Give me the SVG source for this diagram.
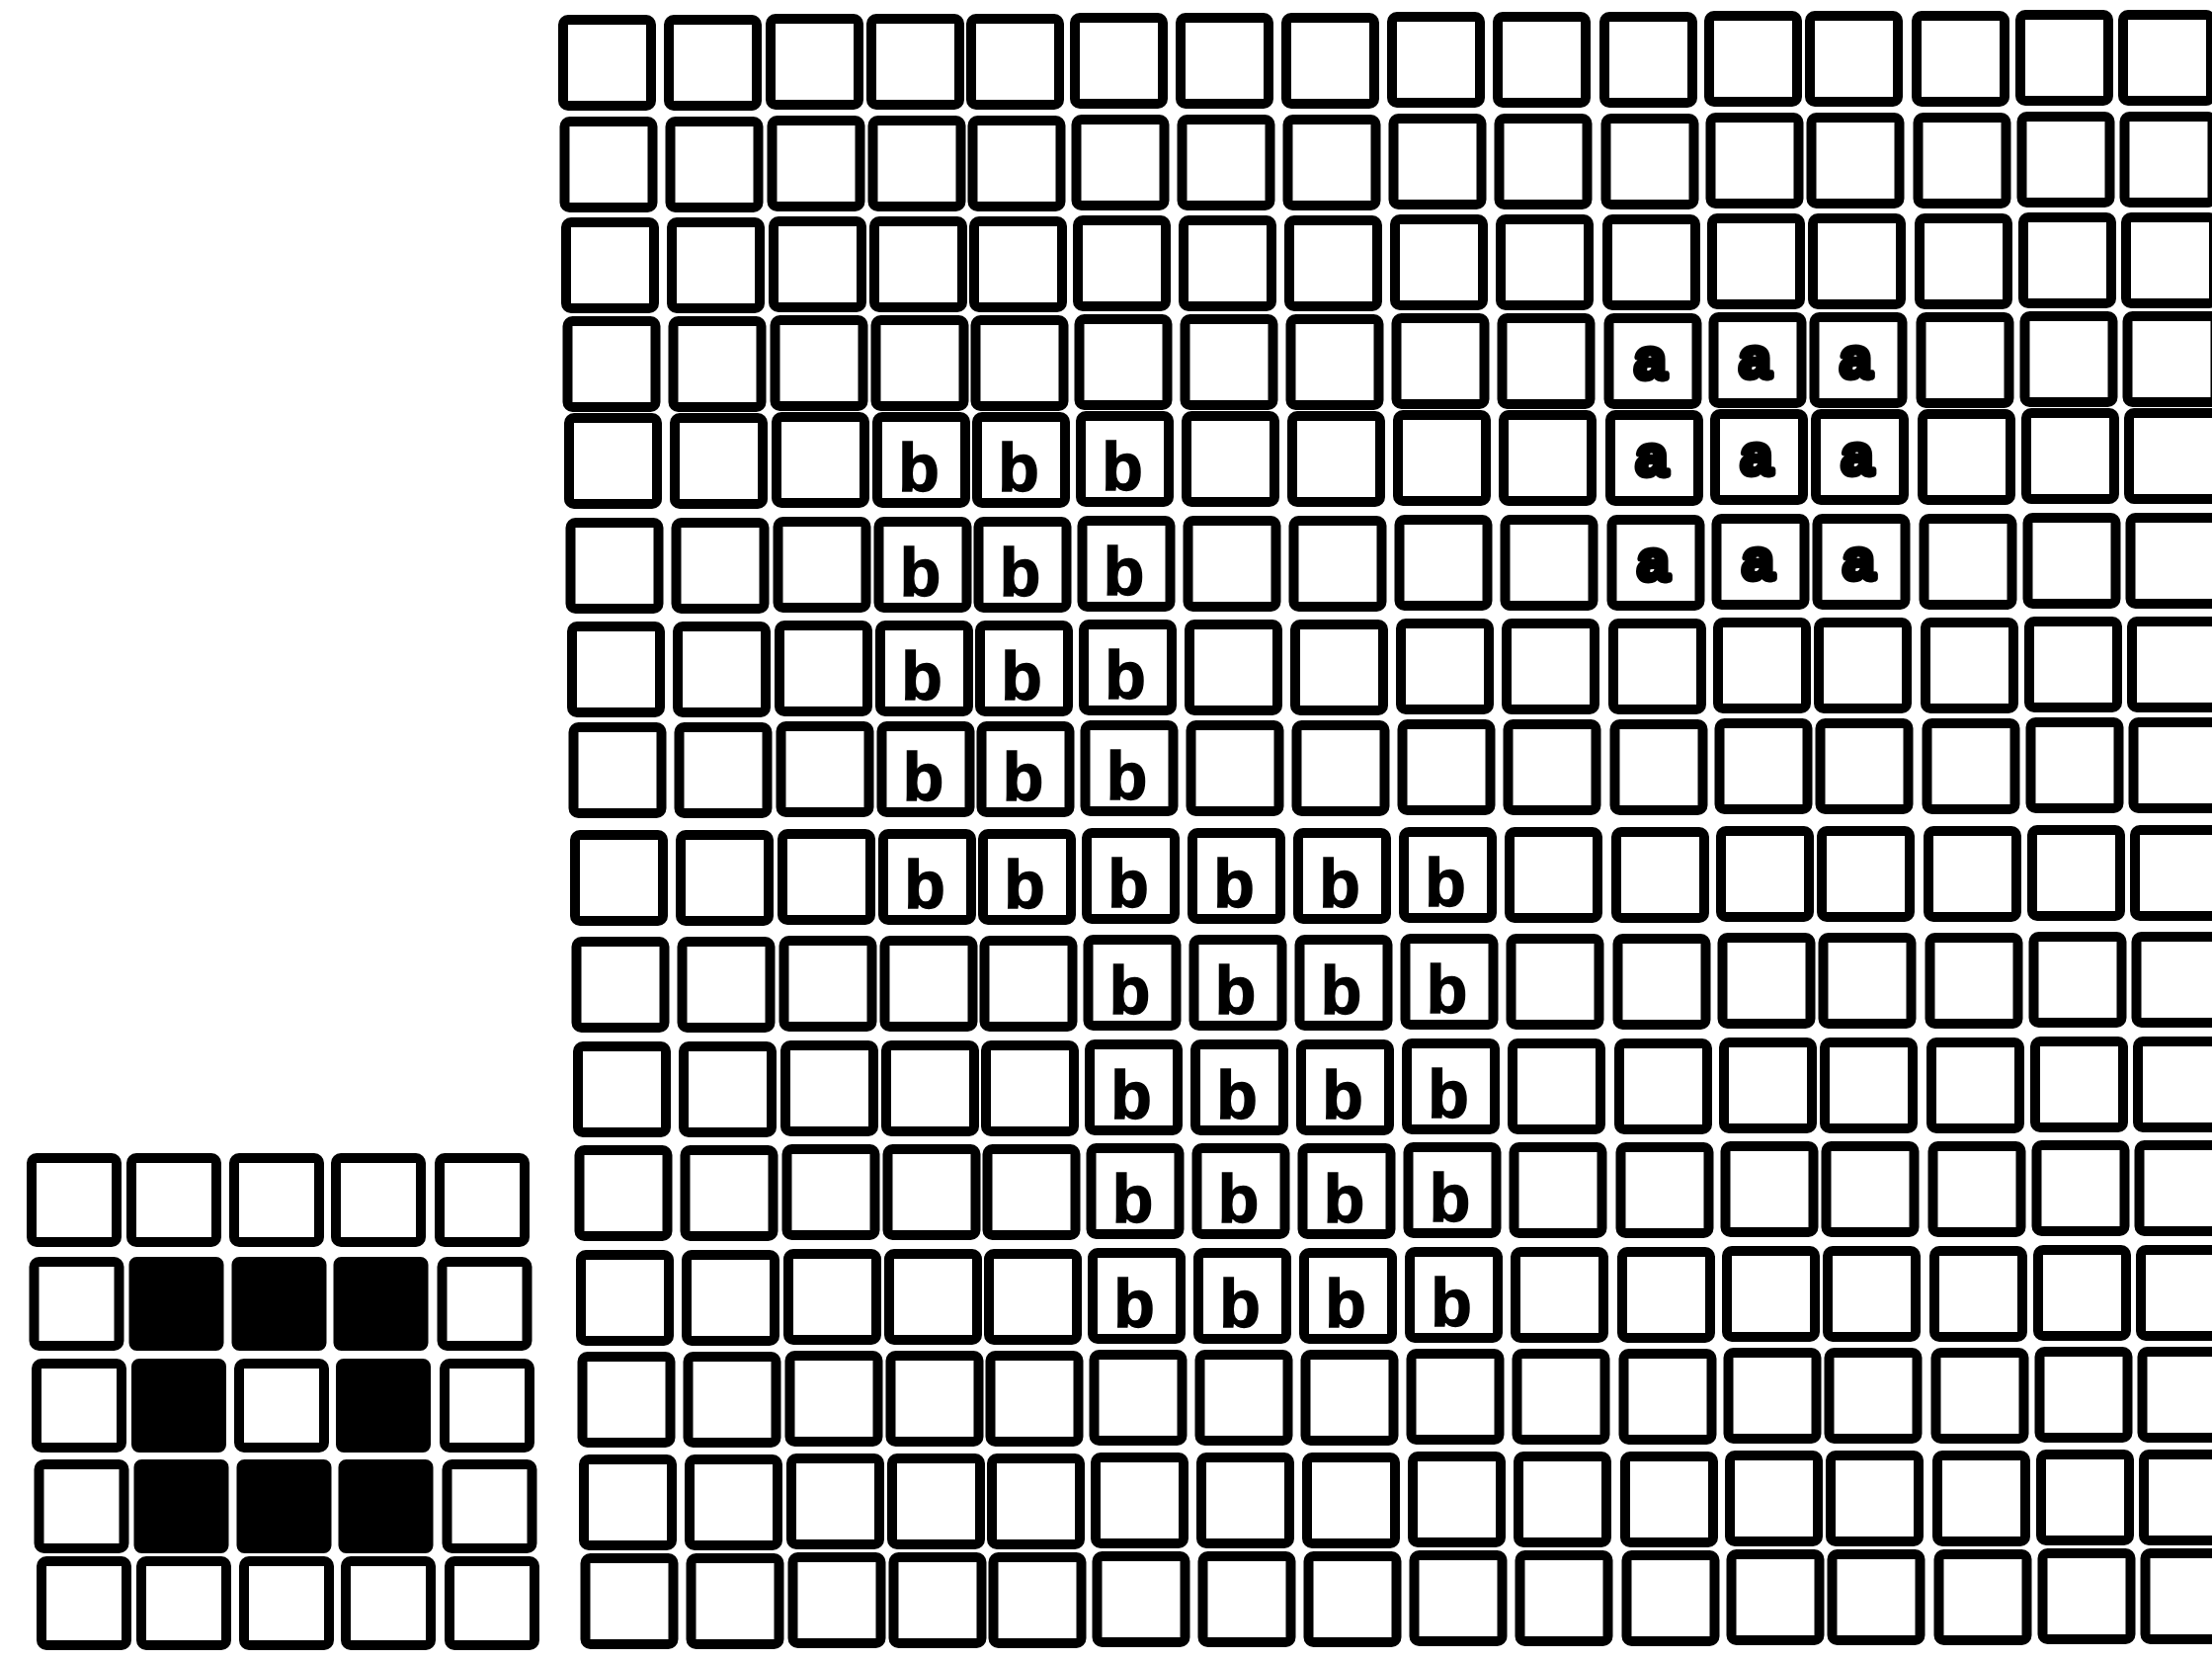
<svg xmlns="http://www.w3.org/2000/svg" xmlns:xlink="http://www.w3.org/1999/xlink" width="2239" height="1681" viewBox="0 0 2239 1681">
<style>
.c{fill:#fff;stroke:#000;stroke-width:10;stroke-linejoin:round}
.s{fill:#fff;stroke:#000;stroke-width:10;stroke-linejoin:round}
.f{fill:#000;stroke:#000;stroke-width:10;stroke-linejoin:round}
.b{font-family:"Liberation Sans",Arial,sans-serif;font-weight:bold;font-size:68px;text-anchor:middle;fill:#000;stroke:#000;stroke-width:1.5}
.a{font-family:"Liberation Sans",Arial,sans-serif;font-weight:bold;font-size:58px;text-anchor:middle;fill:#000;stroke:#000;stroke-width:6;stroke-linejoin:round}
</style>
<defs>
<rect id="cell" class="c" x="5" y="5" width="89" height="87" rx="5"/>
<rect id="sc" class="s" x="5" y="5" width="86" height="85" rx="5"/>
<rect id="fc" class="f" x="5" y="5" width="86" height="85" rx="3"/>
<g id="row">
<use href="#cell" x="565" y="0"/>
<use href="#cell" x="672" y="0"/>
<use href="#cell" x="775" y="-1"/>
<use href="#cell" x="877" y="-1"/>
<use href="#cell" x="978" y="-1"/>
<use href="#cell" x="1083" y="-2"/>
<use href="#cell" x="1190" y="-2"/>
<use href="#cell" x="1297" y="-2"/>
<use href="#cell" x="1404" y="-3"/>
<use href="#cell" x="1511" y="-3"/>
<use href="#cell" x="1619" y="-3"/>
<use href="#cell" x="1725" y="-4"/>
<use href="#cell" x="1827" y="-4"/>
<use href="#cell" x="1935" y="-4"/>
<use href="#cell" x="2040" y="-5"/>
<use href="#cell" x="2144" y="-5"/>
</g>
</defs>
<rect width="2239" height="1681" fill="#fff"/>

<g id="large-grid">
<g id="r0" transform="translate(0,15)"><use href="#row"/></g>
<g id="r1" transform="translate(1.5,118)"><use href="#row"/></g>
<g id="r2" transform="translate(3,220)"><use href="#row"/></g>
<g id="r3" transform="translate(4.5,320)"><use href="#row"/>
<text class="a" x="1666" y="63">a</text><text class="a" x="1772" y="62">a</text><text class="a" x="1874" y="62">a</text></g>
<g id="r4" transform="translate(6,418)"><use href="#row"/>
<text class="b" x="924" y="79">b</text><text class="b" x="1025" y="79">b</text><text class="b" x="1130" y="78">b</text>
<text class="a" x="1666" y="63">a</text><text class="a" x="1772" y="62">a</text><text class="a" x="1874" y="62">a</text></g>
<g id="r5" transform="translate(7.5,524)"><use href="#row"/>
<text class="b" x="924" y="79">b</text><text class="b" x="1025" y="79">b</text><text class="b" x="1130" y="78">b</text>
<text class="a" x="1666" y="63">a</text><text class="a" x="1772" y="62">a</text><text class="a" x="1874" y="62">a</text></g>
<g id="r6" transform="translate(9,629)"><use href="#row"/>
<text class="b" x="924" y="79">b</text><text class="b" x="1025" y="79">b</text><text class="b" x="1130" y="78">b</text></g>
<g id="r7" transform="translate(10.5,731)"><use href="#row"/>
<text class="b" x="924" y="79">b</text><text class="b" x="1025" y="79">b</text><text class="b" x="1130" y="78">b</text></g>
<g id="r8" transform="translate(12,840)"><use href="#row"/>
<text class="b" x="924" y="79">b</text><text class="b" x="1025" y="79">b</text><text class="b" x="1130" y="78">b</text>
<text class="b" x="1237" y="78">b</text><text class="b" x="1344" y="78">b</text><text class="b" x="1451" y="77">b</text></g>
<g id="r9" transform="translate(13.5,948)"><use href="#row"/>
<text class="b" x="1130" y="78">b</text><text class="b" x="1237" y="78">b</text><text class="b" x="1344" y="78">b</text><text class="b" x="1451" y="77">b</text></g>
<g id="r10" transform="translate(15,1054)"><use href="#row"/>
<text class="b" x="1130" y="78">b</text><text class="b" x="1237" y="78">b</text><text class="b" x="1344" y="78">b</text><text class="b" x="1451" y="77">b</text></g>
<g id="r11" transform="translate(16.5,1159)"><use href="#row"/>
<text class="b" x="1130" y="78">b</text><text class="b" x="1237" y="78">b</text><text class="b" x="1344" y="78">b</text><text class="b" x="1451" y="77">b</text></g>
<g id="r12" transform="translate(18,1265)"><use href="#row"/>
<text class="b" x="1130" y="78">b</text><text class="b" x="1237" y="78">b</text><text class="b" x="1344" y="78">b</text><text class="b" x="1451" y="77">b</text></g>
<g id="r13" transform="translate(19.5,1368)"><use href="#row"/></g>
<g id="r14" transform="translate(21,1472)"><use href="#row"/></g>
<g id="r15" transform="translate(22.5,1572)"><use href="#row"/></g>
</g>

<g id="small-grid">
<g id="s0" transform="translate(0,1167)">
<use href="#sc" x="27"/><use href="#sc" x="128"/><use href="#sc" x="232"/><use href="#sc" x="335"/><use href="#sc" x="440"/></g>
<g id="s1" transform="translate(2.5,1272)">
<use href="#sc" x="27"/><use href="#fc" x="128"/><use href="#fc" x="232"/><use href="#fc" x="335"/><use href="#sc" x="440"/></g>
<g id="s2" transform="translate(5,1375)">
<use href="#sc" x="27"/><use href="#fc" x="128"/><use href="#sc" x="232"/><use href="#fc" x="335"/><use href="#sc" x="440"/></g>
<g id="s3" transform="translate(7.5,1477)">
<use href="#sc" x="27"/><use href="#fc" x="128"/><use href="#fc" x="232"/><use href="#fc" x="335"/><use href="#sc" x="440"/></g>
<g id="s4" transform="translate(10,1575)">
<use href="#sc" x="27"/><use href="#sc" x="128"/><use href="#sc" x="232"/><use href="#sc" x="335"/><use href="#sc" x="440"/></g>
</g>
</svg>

◆ ◆ ◆

Every line of the material is to be quoted exactly, with no pictures carried over.

- [Answer]
Give me the SVG source for this diagram.
<svg xmlns="http://www.w3.org/2000/svg" xmlns:xlink="http://www.w3.org/1999/xlink" width="2239" height="1681" viewBox="0 0 2239 1681">
<style>
.c{fill:#fff;stroke:#000;stroke-width:10;stroke-linejoin:round}
.s{fill:#fff;stroke:#000;stroke-width:10;stroke-linejoin:round}
.f{fill:#000;stroke:#000;stroke-width:10;stroke-linejoin:round}
.b{font-family:"Liberation Sans",Arial,sans-serif;font-weight:bold;font-size:68px;text-anchor:middle;fill:#000;stroke:#000;stroke-width:1.5}
.a{font-family:"Liberation Sans",Arial,sans-serif;font-weight:bold;font-size:58px;text-anchor:middle;fill:#000;stroke:#000;stroke-width:6;stroke-linejoin:round}
</style>
<defs>
<rect id="cell" class="c" x="5" y="5" width="89" height="87" rx="5"/>
<rect id="sc" class="s" x="5" y="5" width="86" height="85" rx="5"/>
<rect id="fc" class="f" x="5" y="5" width="86" height="85" rx="3"/>
<g id="row">
<use href="#cell" x="565" y="0"/>
<use href="#cell" x="672" y="0"/>
<use href="#cell" x="775" y="-1"/>
<use href="#cell" x="877" y="-1"/>
<use href="#cell" x="978" y="-1"/>
<use href="#cell" x="1083" y="-2"/>
<use href="#cell" x="1190" y="-2"/>
<use href="#cell" x="1297" y="-2"/>
<use href="#cell" x="1404" y="-3"/>
<use href="#cell" x="1511" y="-3"/>
<use href="#cell" x="1619" y="-3"/>
<use href="#cell" x="1725" y="-4"/>
<use href="#cell" x="1827" y="-4"/>
<use href="#cell" x="1935" y="-4"/>
<use href="#cell" x="2040" y="-5"/>
<use href="#cell" x="2144" y="-5"/>
</g>
</defs>
<rect width="2239" height="1681" fill="#fff"/>

<g id="large-grid">
<g id="r0" transform="translate(0,15)"><use href="#row"/></g>
<g id="r1" transform="translate(1.5,118)"><use href="#row"/></g>
<g id="r2" transform="translate(3,220)"><use href="#row"/></g>
<g id="r3" transform="translate(4.5,320)"><use href="#row"/>
<text class="a" x="1666" y="63">a</text><text class="a" x="1772" y="62">a</text><text class="a" x="1874" y="62">a</text></g>
<g id="r4" transform="translate(6,418)"><use href="#row"/>
<text class="b" x="924" y="79">b</text><text class="b" x="1025" y="79">b</text><text class="b" x="1130" y="78">b</text>
<text class="a" x="1666" y="63">a</text><text class="a" x="1772" y="62">a</text><text class="a" x="1874" y="62">a</text></g>
<g id="r5" transform="translate(7.5,524)"><use href="#row"/>
<text class="b" x="924" y="79">b</text><text class="b" x="1025" y="79">b</text><text class="b" x="1130" y="78">b</text>
<text class="a" x="1666" y="63">a</text><text class="a" x="1772" y="62">a</text><text class="a" x="1874" y="62">a</text></g>
<g id="r6" transform="translate(9,629)"><use href="#row"/>
<text class="b" x="924" y="79">b</text><text class="b" x="1025" y="79">b</text><text class="b" x="1130" y="78">b</text></g>
<g id="r7" transform="translate(10.5,731)"><use href="#row"/>
<text class="b" x="924" y="79">b</text><text class="b" x="1025" y="79">b</text><text class="b" x="1130" y="78">b</text></g>
<g id="r8" transform="translate(12,840)"><use href="#row"/>
<text class="b" x="924" y="79">b</text><text class="b" x="1025" y="79">b</text><text class="b" x="1130" y="78">b</text>
<text class="b" x="1237" y="78">b</text><text class="b" x="1344" y="78">b</text><text class="b" x="1451" y="77">b</text></g>
<g id="r9" transform="translate(13.5,948)"><use href="#row"/>
<text class="b" x="1130" y="78">b</text><text class="b" x="1237" y="78">b</text><text class="b" x="1344" y="78">b</text><text class="b" x="1451" y="77">b</text></g>
<g id="r10" transform="translate(15,1054)"><use href="#row"/>
<text class="b" x="1130" y="78">b</text><text class="b" x="1237" y="78">b</text><text class="b" x="1344" y="78">b</text><text class="b" x="1451" y="77">b</text></g>
<g id="r11" transform="translate(16.5,1159)"><use href="#row"/>
<text class="b" x="1130" y="78">b</text><text class="b" x="1237" y="78">b</text><text class="b" x="1344" y="78">b</text><text class="b" x="1451" y="77">b</text></g>
<g id="r12" transform="translate(18,1265)"><use href="#row"/>
<text class="b" x="1130" y="78">b</text><text class="b" x="1237" y="78">b</text><text class="b" x="1344" y="78">b</text><text class="b" x="1451" y="77">b</text></g>
<g id="r13" transform="translate(19.5,1368)"><use href="#row"/></g>
<g id="r14" transform="translate(21,1472)"><use href="#row"/></g>
<g id="r15" transform="translate(22.5,1572)"><use href="#row"/></g>
</g>

<g id="small-grid">
<g id="s0" transform="translate(0,1167)">
<use href="#sc" x="27"/><use href="#sc" x="128"/><use href="#sc" x="232"/><use href="#sc" x="335"/><use href="#sc" x="440"/></g>
<g id="s1" transform="translate(2.5,1272)">
<use href="#sc" x="27"/><use href="#fc" x="128"/><use href="#fc" x="232"/><use href="#fc" x="335"/><use href="#sc" x="440"/></g>
<g id="s2" transform="translate(5,1375)">
<use href="#sc" x="27"/><use href="#fc" x="128"/><use href="#sc" x="232"/><use href="#fc" x="335"/><use href="#sc" x="440"/></g>
<g id="s3" transform="translate(7.5,1477)">
<use href="#sc" x="27"/><use href="#fc" x="128"/><use href="#fc" x="232"/><use href="#fc" x="335"/><use href="#sc" x="440"/></g>
<g id="s4" transform="translate(10,1575)">
<use href="#sc" x="27"/><use href="#sc" x="128"/><use href="#sc" x="232"/><use href="#sc" x="335"/><use href="#sc" x="440"/></g>
</g>
</svg>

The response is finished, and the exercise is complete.